• [REQUIRED WORK] Your answer should be a single number: the count of lines in the material below that hold "this".

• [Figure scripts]
════════════════════

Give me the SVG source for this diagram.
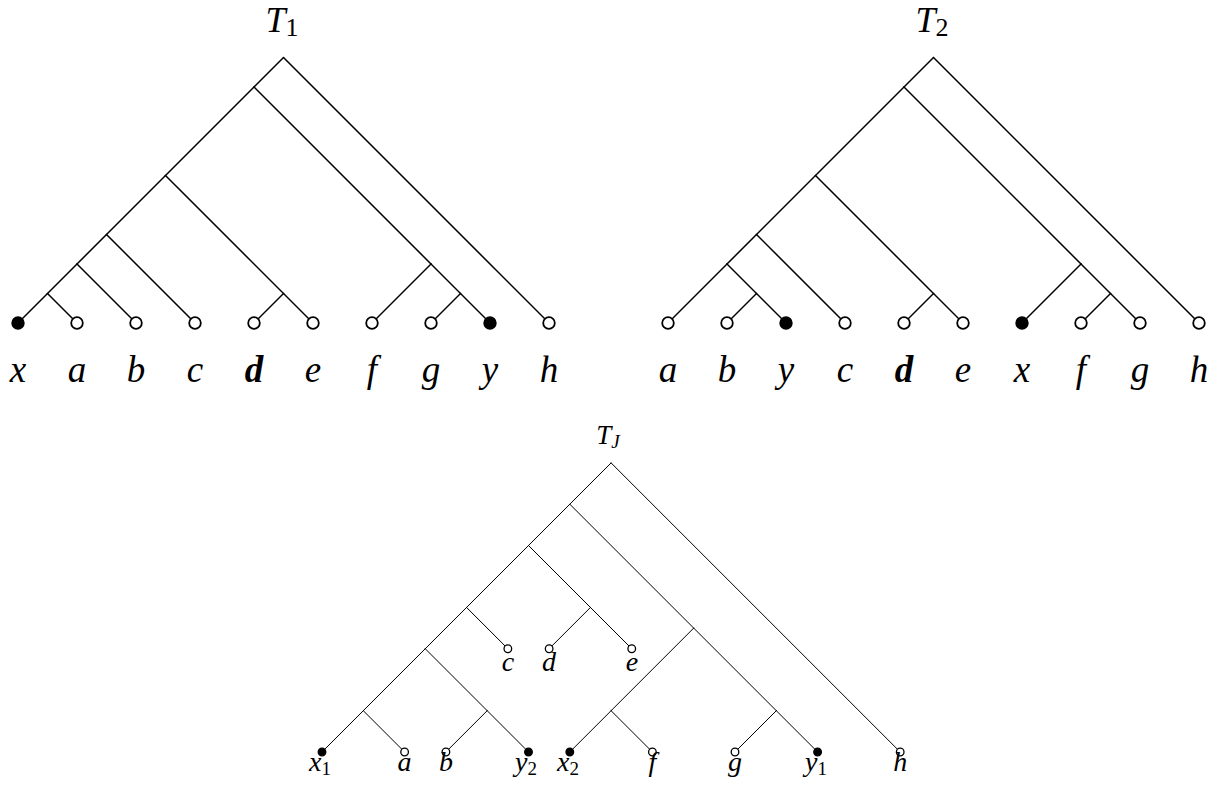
<svg xmlns="http://www.w3.org/2000/svg" width="1222" height="785" viewBox="0 0 1222 785">
<style>
  .e1 { stroke: #000; stroke-width: 1.5; fill: none; stroke-linecap: round; }
  .e2 { stroke: #000; stroke-width: 1; fill: none; stroke-linecap: round; }
  .o1 { fill: #fff; stroke: #000; stroke-width: 1.8; }
  .f1 { fill: #000; stroke: #000; stroke-width: 1.8; }
  .o2 { fill: #fff; stroke: #000; stroke-width: 1.3; }
  .f2 { fill: #000; stroke: #000; stroke-width: 1.3; }
  text { font-family: "Liberation Serif", "DejaVu Serif", serif; fill: #000; }
  .lb1 { font-size: 37px; font-style: italic; text-anchor: middle; }
  .lb2 { font-size: 28px; font-style: italic; text-anchor: middle; }
  .bd { font-weight: bold; }
  .ttl { font-size: 36px; font-style: italic; text-anchor: middle; }
  .ttj { font-size: 27px; font-style: italic; text-anchor: middle; }
  .sub { font-style: normal; }
</style>

<!-- ===== T1 ===== -->
<g id="T1">
  <text id="T1-title" class="ttl" x="282" y="32">T<tspan class="sub" font-size="26" dy="4">1</tspan></text>
  <g id="T1-edges">
    <line class="e1" x1="283.5" y1="57.5" x2="254" y2="87"/>
    <line class="e1" x1="283.5" y1="57.5" x2="549" y2="323"/>
    <line class="e1" x1="254" y1="87" x2="165.5" y2="175.5"/>
    <line class="e1" x1="254" y1="87" x2="431" y2="264"/>
    <line class="e1" x1="165.5" y1="175.5" x2="106.5" y2="234.5"/>
    <line class="e1" x1="165.5" y1="175.5" x2="283.5" y2="293.5"/>
    <line class="e1" x1="106.5" y1="234.5" x2="77" y2="264"/>
    <line class="e1" x1="106.5" y1="234.5" x2="195" y2="323"/>
    <line class="e1" x1="77" y1="264" x2="47.5" y2="293.5"/>
    <line class="e1" x1="77" y1="264" x2="136" y2="323"/>
    <line class="e1" x1="47.5" y1="293.5" x2="18" y2="323"/>
    <line class="e1" x1="47.5" y1="293.5" x2="77" y2="323"/>
    <line class="e1" x1="283.5" y1="293.5" x2="254" y2="323"/>
    <line class="e1" x1="283.5" y1="293.5" x2="313" y2="323"/>
    <line class="e1" x1="431" y1="264" x2="372" y2="323"/>
    <line class="e1" x1="431" y1="264" x2="460.5" y2="293.5"/>
    <line class="e1" x1="460.5" y1="293.5" x2="431" y2="323"/>
    <line class="e1" x1="460.5" y1="293.5" x2="490" y2="323"/>
  </g>
  <g id="T1-x"><circle class="f1" cx="18" cy="323" r="5.8"/><text class="lb1" x="18" y="382">x</text></g>
  <g id="T1-a"><circle class="o1" cx="77" cy="323" r="5.8"/><text class="lb1" x="77" y="382">a</text></g>
  <g id="T1-b"><circle class="o1" cx="136" cy="323" r="5.8"/><text class="lb1" x="136" y="382">b</text></g>
  <g id="T1-c"><circle class="o1" cx="195" cy="323" r="5.8"/><text class="lb1" x="195" y="382">c</text></g>
  <g id="T1-d"><circle class="o1" cx="254" cy="323" r="5.8"/><text class="lb1 bd" x="254" y="382">d</text></g>
  <g id="T1-e"><circle class="o1" cx="313" cy="323" r="5.8"/><text class="lb1" x="313" y="382">e</text></g>
  <g id="T1-f"><circle class="o1" cx="372" cy="323" r="5.8"/><text class="lb1" x="372" y="382">f</text></g>
  <g id="T1-g"><circle class="o1" cx="431" cy="323" r="5.8"/><text class="lb1" x="431" y="382">g</text></g>
  <g id="T1-y"><circle class="f1" cx="490" cy="323" r="5.8"/><text class="lb1" x="490" y="382">y</text></g>
  <g id="T1-h"><circle class="o1" cx="549" cy="323" r="5.8"/><text class="lb1" x="549" y="382">h</text></g>
</g>

<!-- ===== T2 ===== -->
<g id="T2">
  <text id="T2-title" class="ttl" x="932" y="32">T<tspan class="sub" font-size="26" dy="4">2</tspan></text>
  <g id="T2-edges">
    <line class="e1" x1="933.5" y1="57.5" x2="904" y2="87"/>
    <line class="e1" x1="933.5" y1="57.5" x2="1199" y2="323"/>
    <line class="e1" x1="904" y1="87" x2="815.5" y2="175.5"/>
    <line class="e1" x1="904" y1="87" x2="1081" y2="264"/>
    <line class="e1" x1="815.5" y1="175.5" x2="756.5" y2="234.5"/>
    <line class="e1" x1="815.5" y1="175.5" x2="933.5" y2="293.5"/>
    <line class="e1" x1="756.5" y1="234.5" x2="727" y2="264"/>
    <line class="e1" x1="756.5" y1="234.5" x2="845" y2="323"/>
    <line class="e1" x1="727" y1="264" x2="668" y2="323"/>
    <line class="e1" x1="727" y1="264" x2="756.5" y2="293.5"/>
    <line class="e1" x1="756.5" y1="293.5" x2="727" y2="323"/>
    <line class="e1" x1="756.5" y1="293.5" x2="786" y2="323"/>
    <line class="e1" x1="933.5" y1="293.5" x2="904" y2="323"/>
    <line class="e1" x1="933.5" y1="293.5" x2="963" y2="323"/>
    <line class="e1" x1="1081" y1="264" x2="1022" y2="323"/>
    <line class="e1" x1="1081" y1="264" x2="1110.5" y2="293.5"/>
    <line class="e1" x1="1110.5" y1="293.5" x2="1081" y2="323"/>
    <line class="e1" x1="1110.5" y1="293.5" x2="1140" y2="323"/>
  </g>
  <g id="T2-a"><circle class="o1" cx="668" cy="323" r="5.8"/><text class="lb1" x="668" y="382">a</text></g>
  <g id="T2-b"><circle class="o1" cx="727" cy="323" r="5.8"/><text class="lb1" x="727" y="382">b</text></g>
  <g id="T2-y"><circle class="f1" cx="786" cy="323" r="5.8"/><text class="lb1" x="786" y="382">y</text></g>
  <g id="T2-c"><circle class="o1" cx="845" cy="323" r="5.8"/><text class="lb1" x="845" y="382">c</text></g>
  <g id="T2-d"><circle class="o1" cx="904" cy="323" r="5.8"/><text class="lb1 bd" x="904" y="382">d</text></g>
  <g id="T2-e"><circle class="o1" cx="963" cy="323" r="5.8"/><text class="lb1" x="963" y="382">e</text></g>
  <g id="T2-x"><circle class="f1" cx="1022" cy="323" r="5.8"/><text class="lb1" x="1022" y="382">x</text></g>
  <g id="T2-f"><circle class="o1" cx="1081" cy="323" r="5.8"/><text class="lb1" x="1081" y="382">f</text></g>
  <g id="T2-g"><circle class="o1" cx="1140" cy="323" r="5.8"/><text class="lb1" x="1140" y="382">g</text></g>
  <g id="T2-h"><circle class="o1" cx="1199" cy="323" r="5.8"/><text class="lb1" x="1199" y="382">h</text></g>
</g>

<!-- ===== TJ ===== -->
<g id="TJ">
  <text id="TJ-title" class="ttj" x="608" y="444">T<tspan font-size="19" dy="4">J</tspan></text>
  <g id="TJ-edges">
    <line class="e2" x1="611.1" y1="462.9" x2="569.8" y2="504.2"/>
    <line class="e2" x1="611.1" y1="462.9" x2="900.2" y2="752"/>
    <line class="e2" x1="569.8" y1="504.2" x2="528.5" y2="545.5"/>
    <line class="e2" x1="569.8" y1="504.2" x2="693.7" y2="628.1"/>
    <line class="e2" x1="528.5" y1="545.5" x2="466.55" y2="607.45"/>
    <line class="e2" x1="528.5" y1="545.5" x2="590.45" y2="607.45"/>
    <line class="e2" x1="466.55" y1="607.45" x2="425.25" y2="648.75"/>
    <line class="e2" x1="466.55" y1="607.45" x2="507.85" y2="648.75"/>
    <line class="e2" x1="590.45" y1="607.45" x2="549.15" y2="648.75"/>
    <line class="e2" x1="590.45" y1="607.45" x2="631.75" y2="648.75"/>
    <line class="e2" x1="425.25" y1="648.75" x2="363.3" y2="710.7"/>
    <line class="e2" x1="425.25" y1="648.75" x2="487.2" y2="710.7"/>
    <line class="e2" x1="363.3" y1="710.7" x2="322" y2="752"/>
    <line class="e2" x1="363.3" y1="710.7" x2="404.6" y2="752"/>
    <line class="e2" x1="487.2" y1="710.7" x2="445.9" y2="752"/>
    <line class="e2" x1="487.2" y1="710.7" x2="528.5" y2="752"/>
    <line class="e2" x1="693.7" y1="628.1" x2="611.1" y2="710.7"/>
    <line class="e2" x1="693.7" y1="628.1" x2="776.3" y2="710.7"/>
    <line class="e2" x1="611.1" y1="710.7" x2="569.8" y2="752"/>
    <line class="e2" x1="611.1" y1="710.7" x2="652.4" y2="752"/>
    <line class="e2" x1="776.3" y1="710.7" x2="735" y2="752"/>
    <line class="e2" x1="776.3" y1="710.7" x2="817.6" y2="752"/>
  </g>
  <g id="TJ-c"><circle class="o2" cx="507.85" cy="648.75" r="3.8"/><text class="lb2" x="508" y="671">c</text></g>
  <g id="TJ-d"><circle class="o2" cx="549.15" cy="648.75" r="3.8"/><text class="lb2" x="549" y="671">d</text></g>
  <g id="TJ-e"><circle class="o2" cx="631.75" cy="648.75" r="3.8"/><text class="lb2" x="632" y="671">e</text></g>
  <g id="TJ-x1"><circle class="f2" cx="322" cy="752" r="3.8"/><text class="lb2" x="320" y="771">x<tspan class="sub" font-size="19" dy="4">1</tspan></text></g>
  <g id="TJ-a"><circle class="o2" cx="404.6" cy="752" r="3.8"/><text class="lb2" x="404.6" y="771">a</text></g>
  <g id="TJ-b"><circle class="o2" cx="445.9" cy="752" r="3.8"/><text class="lb2" x="445.9" y="771">b</text></g>
  <g id="TJ-y2"><circle class="f2" cx="528.5" cy="752" r="3.8"/><text class="lb2" x="526" y="771">y<tspan class="sub" font-size="19" dy="4">2</tspan></text></g>
  <g id="TJ-x2"><circle class="f2" cx="569.8" cy="752" r="3.8"/><text class="lb2" x="568" y="771">x<tspan class="sub" font-size="19" dy="4">2</tspan></text></g>
  <g id="TJ-f"><circle class="o2" cx="652.4" cy="752" r="3.8"/><text class="lb2" x="652.4" y="771">f</text></g>
  <g id="TJ-g"><circle class="o2" cx="735" cy="752" r="3.8"/><text class="lb2" x="735" y="771">g</text></g>
  <g id="TJ-y1"><circle class="f2" cx="817.6" cy="752" r="3.8"/><text class="lb2" x="816" y="771">y<tspan class="sub" font-size="19" dy="4">1</tspan></text></g>
  <g id="TJ-h"><circle class="o2" cx="900.2" cy="752" r="3.8"/><text class="lb2" x="900.2" y="771">h</text></g>
</g>
</svg>
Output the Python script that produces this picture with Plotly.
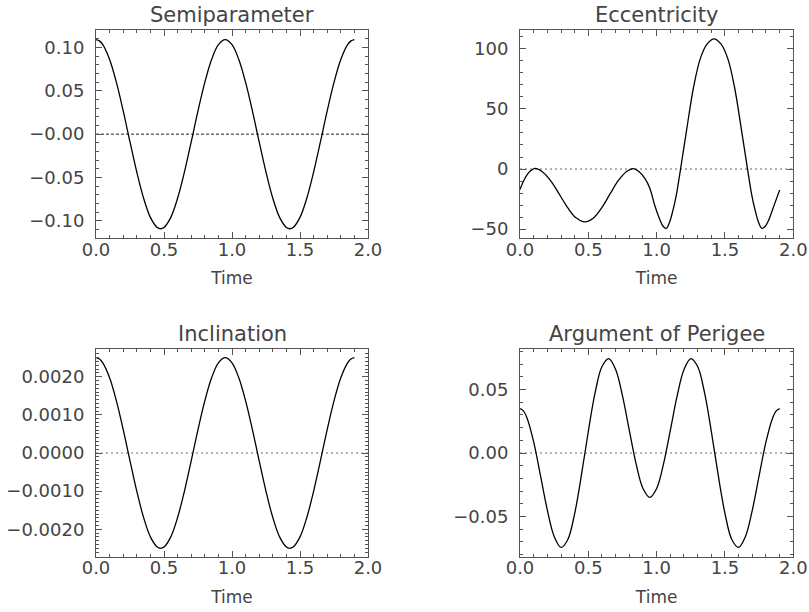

════════════════════

• [WRITTEN RESPONSE] 2